On Wednesday, Chief Justice John Roberts, noting that Massachusetts has the worst rate of white turnout compared with that of blacks, and that Mississippi has the best, asked Solicitor General Donald Verrilli: “Is it the government’s submission that the citizens in the South are more racist than citizens of the North?” Verrilli said no. His answer was obviously false. Otherwise, the administration would favor extending Section 5 to the entire nation.
Justice Anthony Kennedy asked Verrilli why the government, which purports to believe both that the Voting Rights Act remains necessary and that there are not regional differences in racism, does not want to make the act universally applicable. Verrilli replied that “history remains relevant” and Congress considered it “prudent” in 2006 to maintain Section 5’s “deterrent and constraining effect.” It was prudent, and history is relevant, only if the citizens of the South remain more racist than the citizens of the North.
Verrilli did not deny that Section 5 takes a toll on federalism. Kennedy, whose vote is apt to be decisive, described the toll disapprovingly as a federal “trusteeship” over the covered states and jurisdictions. Citing the Marshall Plan and other excellent laws that were not necessary forever, Kennedy said: “Times change.”

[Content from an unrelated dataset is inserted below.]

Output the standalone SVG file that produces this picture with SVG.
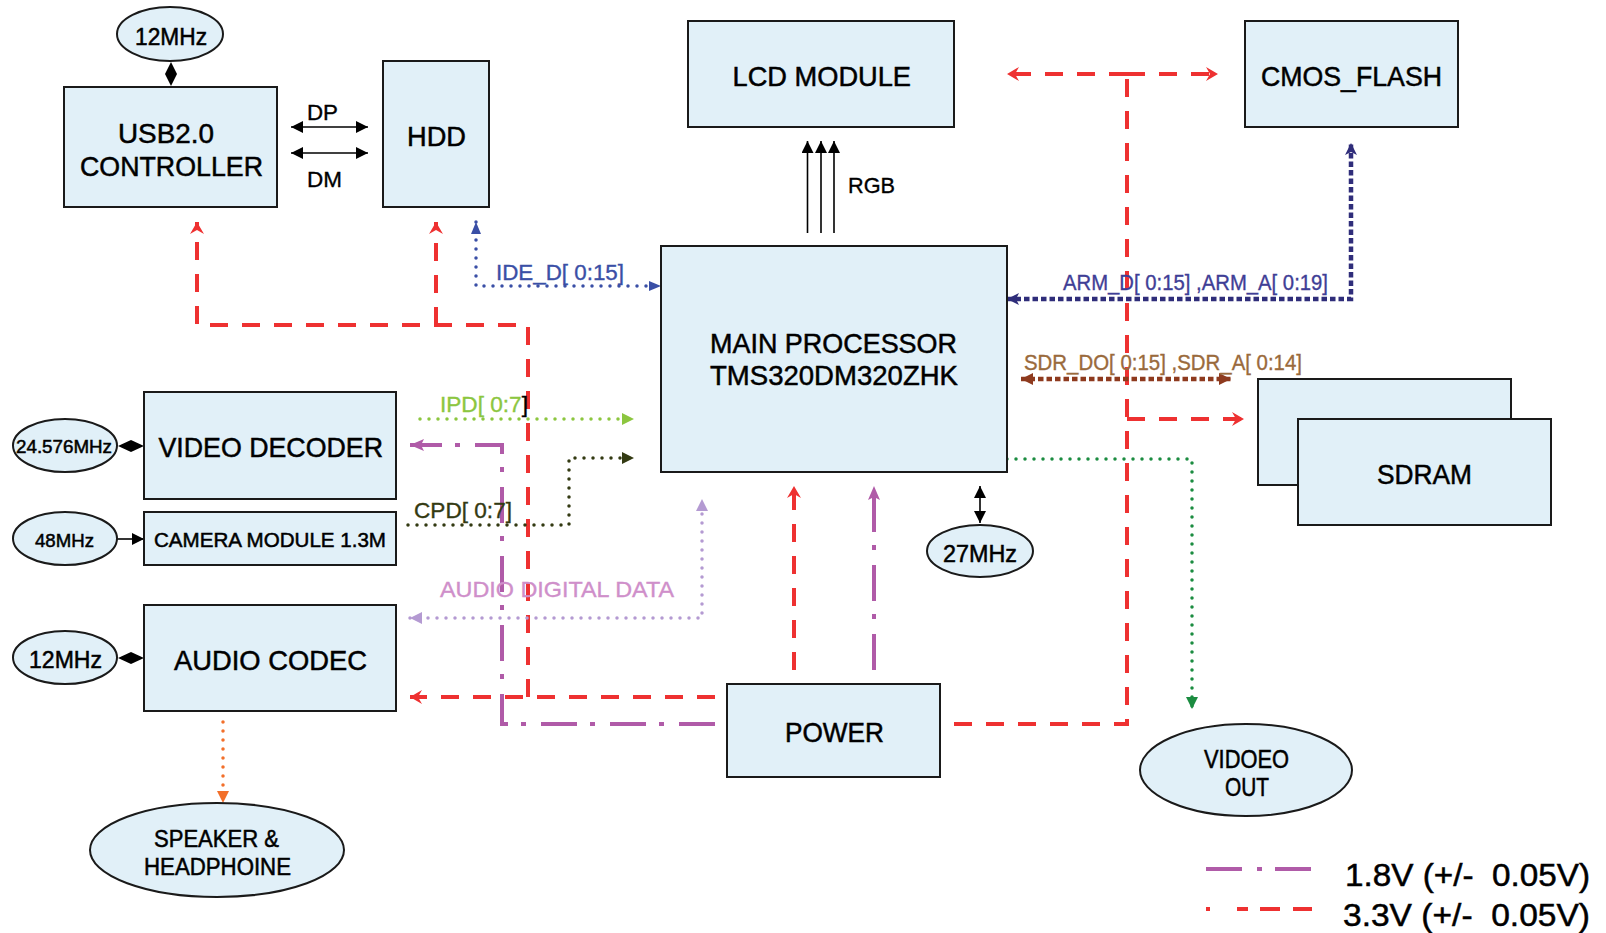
<svg xmlns="http://www.w3.org/2000/svg" width="1606" height="933" viewBox="0 0 1606 933">
<style>
.box{fill:#e1f0f8;stroke:#1a1a1a;stroke-width:2}
.t{font-family:"Liberation Sans",Arial,sans-serif;fill:#000;stroke:#000;stroke-width:0.5}
.l{font-family:"Liberation Sans",Arial,sans-serif;font-size:22px;stroke-width:0.35}
.v33{fill:none;stroke:#ee3131;stroke-width:4;stroke-dasharray:18 14}
.v18{fill:none;stroke:#b05ba8;stroke-width:4;stroke-dasharray:36 15 5 13}
.blk{fill:none;stroke:#000;stroke-width:1.6}
.dot{fill:none;stroke-width:3.5;stroke-linecap:round;stroke-dasharray:0 9}
.sq{fill:none;stroke-width:4.5;stroke-dasharray:5.5 3}
</style>
<defs>
<marker id="aBlk" viewBox="0 0 12 12" refX="12" refY="6" markerWidth="12" markerHeight="12" markerUnits="userSpaceOnUse" orient="auto-start-reverse"><path d="M0,0L12,6L0,12z" fill="#000"/></marker>
<marker id="aRed" viewBox="0 0 12 14" refX="12" refY="7" markerWidth="12" markerHeight="14" markerUnits="userSpaceOnUse" orient="auto-start-reverse"><path d="M0,0L12,7L0,14L4,7z" fill="#ee3131"/></marker>
<marker id="aPur" viewBox="0 0 14 12" refX="14" refY="6" markerWidth="14" markerHeight="12" markerUnits="userSpaceOnUse" orient="auto-start-reverse"><path d="M0,0L14,6L0,12L3,6z" fill="#b05ba8"/></marker>
<marker id="aBlue" viewBox="0 0 12 10" refX="12" refY="5" markerWidth="12" markerHeight="10" markerUnits="userSpaceOnUse" orient="auto-start-reverse"><path d="M0,0L12,5L0,10z" fill="#3a4fa6"/></marker>
<marker id="aNavy" viewBox="0 0 12 12" refX="12" refY="6" markerWidth="12" markerHeight="12" markerUnits="userSpaceOnUse" orient="auto-start-reverse"><path d="M0,0L12,6L0,12L3,6z" fill="#2f2d7a"/></marker>
<marker id="aBrown" viewBox="0 0 12 12" refX="12" refY="6" markerWidth="12" markerHeight="12" markerUnits="userSpaceOnUse" orient="auto-start-reverse"><path d="M0,0L12,6L0,12z" fill="#8e3a1e"/></marker>
<marker id="aLime" viewBox="0 0 12 12" refX="12" refY="6" markerWidth="12" markerHeight="12" markerUnits="userSpaceOnUse" orient="auto-start-reverse"><path d="M0,0L12,6L0,12z" fill="#8cc63f"/></marker>
<marker id="aOlive" viewBox="0 0 12 12" refX="12" refY="6" markerWidth="12" markerHeight="12" markerUnits="userSpaceOnUse" orient="auto-start-reverse"><path d="M0,0L12,6L0,12z" fill="#333a12"/></marker>
<marker id="aLav" viewBox="0 0 12 12" refX="12" refY="6" markerWidth="12" markerHeight="12" markerUnits="userSpaceOnUse" orient="auto-start-reverse"><path d="M0,0L12,6L0,12z" fill="#b49ad2"/></marker>
<marker id="aGreen" viewBox="0 0 12 12" refX="12" refY="6" markerWidth="12" markerHeight="12" markerUnits="userSpaceOnUse" orient="auto-start-reverse"><path d="M0,0L12,6L0,12z" fill="#1b8c40"/></marker>
<marker id="aOrange" viewBox="0 0 12 12" refX="12" refY="6" markerWidth="12" markerHeight="12" markerUnits="userSpaceOnUse" orient="auto-start-reverse"><path d="M0,0L12,6L0,12z" fill="#f26f2a"/></marker>
</defs>
<rect width="1606" height="933" fill="#fff"/>

<g id="connectors">
  <!-- 3.3V red -->
  <path class="v33" d="M715,697H410" marker-end="url(#aRed)"/>
  <path class="v33" d="M528,697V325H197V222" marker-end="url(#aRed)"/>
  <path class="v33" d="M436,325V222" marker-end="url(#aRed)"/>
  <path class="v33" d="M954,724H1127V74"/>
  <path class="v33" d="M1127,74H1007" marker-end="url(#aRed)"/>
  <path class="v33" d="M1127,74H1218" marker-end="url(#aRed)"/>
  <path class="v33" d="M1127,419H1244" marker-end="url(#aRed)"/>
  <path class="v33" d="M794,670V486" marker-end="url(#aRed)"/>
  <!-- 1.8V purple -->
  <path class="v18" d="M715,724H502V445H410" marker-end="url(#aPur)"/>
  <path class="v18" d="M874,670V486" marker-end="url(#aPur)"/>
  <!-- black -->
  <polygon points="171,62 177,74 171,86 165,74" fill="#000"/>
  <polygon points="118,446 131,440 144,446 131,452" fill="#000"/>
  <polygon points="118,658 131,652 144,658 131,664" fill="#000"/>
  <path class="blk" d="M117,539H144" marker-end="url(#aBlk)"/>
  <path class="blk" d="M291,127H368" marker-start="url(#aBlk)" marker-end="url(#aBlk)"/>
  <path class="blk" d="M291,153H368" marker-start="url(#aBlk)" marker-end="url(#aBlk)"/>
  <path class="blk" d="M807.5,233V141" marker-end="url(#aBlk)"/>
  <path class="blk" d="M821,233V141" marker-end="url(#aBlk)"/>
  <path class="blk" d="M834,233V141" marker-end="url(#aBlk)"/>
  <path class="blk" d="M980,486V523" marker-start="url(#aBlk)" marker-end="url(#aBlk)"/>
  <!-- signals -->
  <path class="dot" stroke="#3a4fa6" d="M476,222V286H661" marker-start="url(#aBlue)" marker-end="url(#aBlue)"/>
  <path class="sq" stroke="#2f2d7a" d="M1007,299H1351V143" marker-start="url(#aNavy)" marker-end="url(#aNavy)"/>
  <path class="sq" stroke="#8e3a1e" d="M1021,379H1231" marker-start="url(#aBrown)" marker-end="url(#aBrown)"/>
  <path class="dot" stroke="#8cc63f" d="M420,419H634" marker-end="url(#aLime)"/>
  <path class="dot" stroke="#333a12" d="M408,525H569V458H634" marker-end="url(#aOlive)"/>
  <path class="dot" stroke="#b49ad2" d="M410,618H702V499" marker-start="url(#aLav)" marker-end="url(#aLav)"/>
  <path class="dot" stroke="#1b8c40" d="M1007,459H1192V709" marker-end="url(#aGreen)"/>
  <path class="dot" stroke="#f26f2a" d="M223,722V803" marker-end="url(#aOrange)"/>
  <!-- labels -->
  <text class="l" x="307" y="120" textLength="31" lengthAdjust="spacingAndGlyphs" fill="#000" stroke="#000">DP</text>
  <text class="l" x="307" y="187" textLength="35" lengthAdjust="spacingAndGlyphs" fill="#000" stroke="#000">DM</text>
  <text class="l" x="848" y="193" textLength="47" lengthAdjust="spacingAndGlyphs" fill="#000" stroke="#000">RGB</text>
  <text class="l" x="496" y="280" textLength="128" lengthAdjust="spacingAndGlyphs" fill="#3a4fa6" stroke="#3a4fa6">IDE_D[ 0:15]</text>
  <text class="l" x="1063" y="290" textLength="265" lengthAdjust="spacingAndGlyphs" fill="#3f3e96" stroke="#3f3e96">ARM_D[ 0:15] ,ARM_A[ 0:19]</text>
  <text class="l" x="1024" y="370" textLength="278" lengthAdjust="spacingAndGlyphs" fill="#9a6a3c" stroke="#9a6a3c">SDR_DO[ 0:15] ,SDR_A[ 0:14]</text>
  <text class="l" x="440" y="412" textLength="88" lengthAdjust="spacingAndGlyphs" fill="#8cc63f" stroke="#8cc63f">IPD[ 0:7<tspan fill="#000" stroke="#000">]</tspan></text>
  <text class="l" x="414" y="518" textLength="98" lengthAdjust="spacingAndGlyphs" fill="#333a12" stroke="#333a12">CPD[ 0:7]</text>
  <text class="l" x="440" y="597" textLength="234" lengthAdjust="spacingAndGlyphs" fill="#cf8fca" stroke="#cf8fca">AUDIO DIGITAL DATA</text>
</g>

<g id="clk-usb"><ellipse cx="170" cy="34" rx="53" ry="27" class="box"/><text class="t" x="135" y="45" font-size="23" textLength="72" lengthAdjust="spacingAndGlyphs">12MHz</text></g>
<g id="usb"><rect x="64" y="87" width="213" height="120" class="box"/><text class="t" x="118" y="143" font-size="28" textLength="96" lengthAdjust="spacingAndGlyphs">USB2.0</text><text class="t" x="80" y="176" font-size="28" textLength="183" lengthAdjust="spacingAndGlyphs">CONTROLLER</text></g>
<g id="hdd"><rect x="383" y="61" width="106" height="146" class="box"/><text class="t" x="407" y="146" font-size="28" textLength="59" lengthAdjust="spacingAndGlyphs">HDD</text></g>
<g id="lcd"><rect x="688" y="21" width="266" height="106" class="box"/><text class="t" x="732.5" y="86" font-size="28" textLength="178.5" lengthAdjust="spacingAndGlyphs">LCD MODULE</text></g>
<g id="cmos"><rect x="1245" y="21" width="213" height="106" class="box"/><text class="t" x="1261" y="86" font-size="28" textLength="181" lengthAdjust="spacingAndGlyphs">CMOS_FLASH</text></g>
<g id="main"><rect x="661" y="246" width="346" height="226" class="box"/><text class="t" x="710" y="353" font-size="28" textLength="247" lengthAdjust="spacingAndGlyphs">MAIN PROCESSOR</text><text class="t" x="710" y="385" font-size="28" textLength="248" lengthAdjust="spacingAndGlyphs">TMS320DM320ZHK</text></g>
<g id="sdram"><rect x="1258" y="379" width="253" height="106" class="box"/><rect x="1298" y="419" width="253" height="106" class="box"/><text class="t" x="1377" y="484" font-size="28" textLength="95" lengthAdjust="spacingAndGlyphs">SDRAM</text></g>
<g id="clk-video"><ellipse cx="65" cy="445.5" rx="52" ry="26.5" class="box"/><text class="t" x="16" y="453" font-size="18" textLength="96" lengthAdjust="spacingAndGlyphs">24.576MHz</text></g>
<g id="video-decoder"><rect x="144" y="392" width="252" height="107" class="box"/><text class="t" x="158.5" y="457" font-size="28" textLength="224.5" lengthAdjust="spacingAndGlyphs">VIDEO DECODER</text></g>
<g id="clk-camera"><ellipse cx="65" cy="538.5" rx="52" ry="26.5" class="box"/><text class="t" x="35" y="547" font-size="19" textLength="59" lengthAdjust="spacingAndGlyphs">48MHz</text></g>
<g id="camera"><rect x="144" y="512" width="252" height="53" class="box"/><text class="t" x="154" y="547" font-size="20" textLength="232" lengthAdjust="spacingAndGlyphs">CAMERA MODULE 1.3M</text></g>
<g id="clk-audio"><ellipse cx="65" cy="657.5" rx="52" ry="26.5" class="box"/><text class="t" x="29" y="668" font-size="23" textLength="73" lengthAdjust="spacingAndGlyphs">12MHz</text></g>
<g id="audio-codec"><rect x="144" y="605" width="252" height="106" class="box"/><text class="t" x="174" y="670" font-size="28" textLength="193" lengthAdjust="spacingAndGlyphs">AUDIO CODEC</text></g>
<g id="power"><rect x="727" y="684" width="213" height="93" class="box"/><text class="t" x="785" y="742" font-size="28" textLength="99" lengthAdjust="spacingAndGlyphs">POWER</text></g>
<g id="clk-main"><ellipse cx="980" cy="551" rx="53" ry="26" class="box"/><text class="t" x="943" y="562" font-size="23" textLength="74" lengthAdjust="spacingAndGlyphs">27MHz</text></g>
<g id="video-out"><ellipse cx="1246" cy="770" rx="106" ry="46" class="box"/><text class="t" x="1204" y="768" font-size="25" textLength="85" lengthAdjust="spacingAndGlyphs">VIDOEO</text><text class="t" x="1225" y="796" font-size="25" textLength="44" lengthAdjust="spacingAndGlyphs">OUT</text></g>
<g id="speaker"><ellipse cx="217" cy="850" rx="127" ry="47" class="box"/><text class="t" x="154" y="847" font-size="23" textLength="125" lengthAdjust="spacingAndGlyphs">SPEAKER &amp;</text><text class="t" x="144" y="875" font-size="23" textLength="147" lengthAdjust="spacingAndGlyphs">HEADPHOINE</text></g>

<g id="legend">
  <path class="v18" d="M1206,869H1312"/>
  <path d="M1206,909H1312" fill="none" stroke="#ee3131" stroke-width="4" stroke-dasharray="4 27 11 12 20 13 19"/>
  <text class="t" x="1345" y="886" font-size="32" stroke-width="0.3" textLength="245" lengthAdjust="spacingAndGlyphs" xml:space="preserve">1.8V (+/-  0.05V)</text>
  <text class="t" x="1343" y="926" font-size="32" stroke-width="0.3" textLength="247" lengthAdjust="spacingAndGlyphs" xml:space="preserve">3.3V (+/-  0.05V)</text>
</g>
</svg>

Not for progressives, they don’t. Section 5 was enacted as a temporary response to many measures employed, primarily in the South, to disenfranchise minorities. It requires nine states and some jurisdictions in others to get federal permission — “pre-clearance” — for even minor changes in voting procedures. It has been extended four times, most recently in 2006 for 25 years. The 2006 House vote was 390 to 33, the Senate vote was 98 to 0; obviously, the political class’s piety about the act has extinguished thought about its necessity. But one reason for judicial review — for active judicial engagement in the protection of constitutional rights and arrangements — is that the political class, with its majoritarian temptations, cannot be trusted to do so.
In 1982, Section 2 of the act was amended to say that the measure is violated whenever nomination and election processes “are not equally open to participation” by minority voters. And equality of participation is said to be denied whenever minority voters “have less opportunity than other members of the electorate to . . . elect representatives of their choice.” And representatives “of their choice” has been construed to mean representatives who are members of the same minority. This expresses two tenets of progressivism’s racialism. One is identity politics: Your race is your political identity. The other is categorical representation: Members of a race can be understood and represented only by members of this race. By this reasoning the Voting Rights Act has become an instrument for what Roberts has hitherto called “a sordid business, this divvying us up by race.”
Each renewal of the 1965 act should have involved sifting the most recent voting results, but the most recent data used in 2006 were from 1972. By 2031, this data will be 59 years old. Unless the court now stops this pernicious silliness, in 2031 Section 5 will no doubt be renewed a fifth time, perhaps for 34 years, through the centennial of this temporary measure.